Driving Loans Through The Virtual Channel

With $4B in assets and an aversion to brick-and-mortar, PSECU has no problem moving products and services through the virtual channel.

 
 

PSECU had only $10 million in assets when it shifted its strategy from brick and mortar to a virtual operation more than 35 years ago.

“The board and management were concerned that our statewide charter would be beyond the limits of what a branch network could sufficiently cover,” says Greg Smith, who has been CEO since 1991. If PSECU had invested in a branch network instead of pursuing the virtual model, it likely would not have been able to develop the fee-free benefits it offers today in the majority of its products and services, including for foreign transactions on any ATM in the world.

“Adopting a branched strategy would mean that our cost structure would be the same as every other institution and would necessitate us charging the same rates and fees,” Smith says. “Instead we’re utilizing technology and our ability to work from a central location to offer something better.”

In the 1970s, PSECU began building out an expansive ATM and call center operation, which were later complemented by home banking and a diverse mobile platform that includes remote deposit capture (RDC).  It has a headquarters that houses its various departments, two backup locations with around 50 employees in one and 15 employees in the other, and a small smattering of on-campus locations designed for new member on-boarding. But other than that, PSECU now has no physical presence in the communities it serves.

Increasing loans without face-to-face contact with members is a challenge for any institution. But as consumer preferences continue to shift toward convenience, credit unions need to learn how to move products effectively through electronic channels even if they have a substantial branch preference.

PSECU started ahead of many peers with technological investment, and it has continued to leverage this network and its resulting fee structure to mitigate the problems of have such a small physical presence. While only about 10% of membership have ever set foot on one of PSECU’s facilities, the institution has still achieved 9.03% annual loan growth in 2Q 2012, according to Callahan & Associates data.

Roughly 65% of consumer credit requests today come through the online channel without any engagement from PSECU staff. And in real estate lending, that number tops 90%.

“If you walked into our branch and said you were here for a mortgage, we’d guide you to the PC in the corner,” says Smith. “We’re helping our members understand they don’t need to come here to do these activities. And they eventually do figure out that they really can take care of everything from home.”

The credit union writes about 500 first mortgages per month and 300 to 400 card loans every day, with the majority of that activity from the online channel.  PSECU’s annual auto growth was 9.65% in the second quarter, but around 25% of that activity came from the indirect channel, including a CUSO-linked program and an additional network of dealers the credit union built from the ground up.

“We don’t even tell members about our indirect program, because that’s like telling members to go to the dealership so we can pay them $400 of your money, too,” says Smith “We prefer when members get their financing arranged with us so they can just hand an auto draft across the table to the dealer.”

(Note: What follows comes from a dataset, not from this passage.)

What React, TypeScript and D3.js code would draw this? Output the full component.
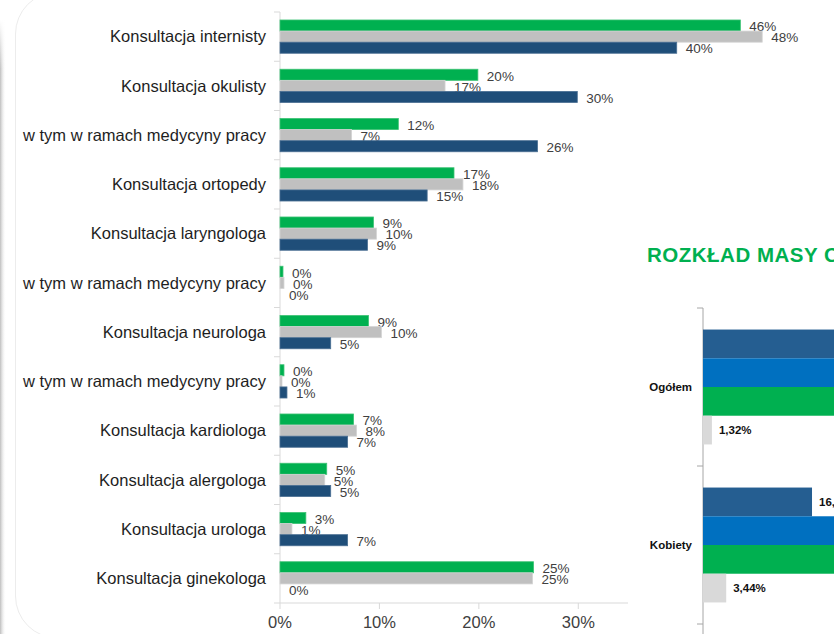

The credit union jointly developed a new online lending program with an Atlanta software company to further streamline the channel, allowing members to apply for a car loan in as little as three minutes. Members answer seven to eight questions and the credit union prepopulate’s the information it already has about them. Then, it pulls their credit scores and provides an answer for them in about 30 seconds.

In the past six months, PSECU has added a targeted cross-sell feature to its call center and online interactions. When the member is done with their primary request, the program uses pop-ups to alert the representative to solicit additional business based on the member’s credit report and the loans that they have elsewhere. Around 65% of members going through online channels trigger the pop-ups. Representatives can also see specific cross-sell information for about 35% of the members who dial in to the call center.

“If you have a credit card balance somewhere else, we offer you our 2.9% transfer fee to our credit card,” says Smith. “If you have a car loan somewhere else, we calculate the interest rate savings if you’d move that loan to us. We’re getting a significant lift on activity from this.”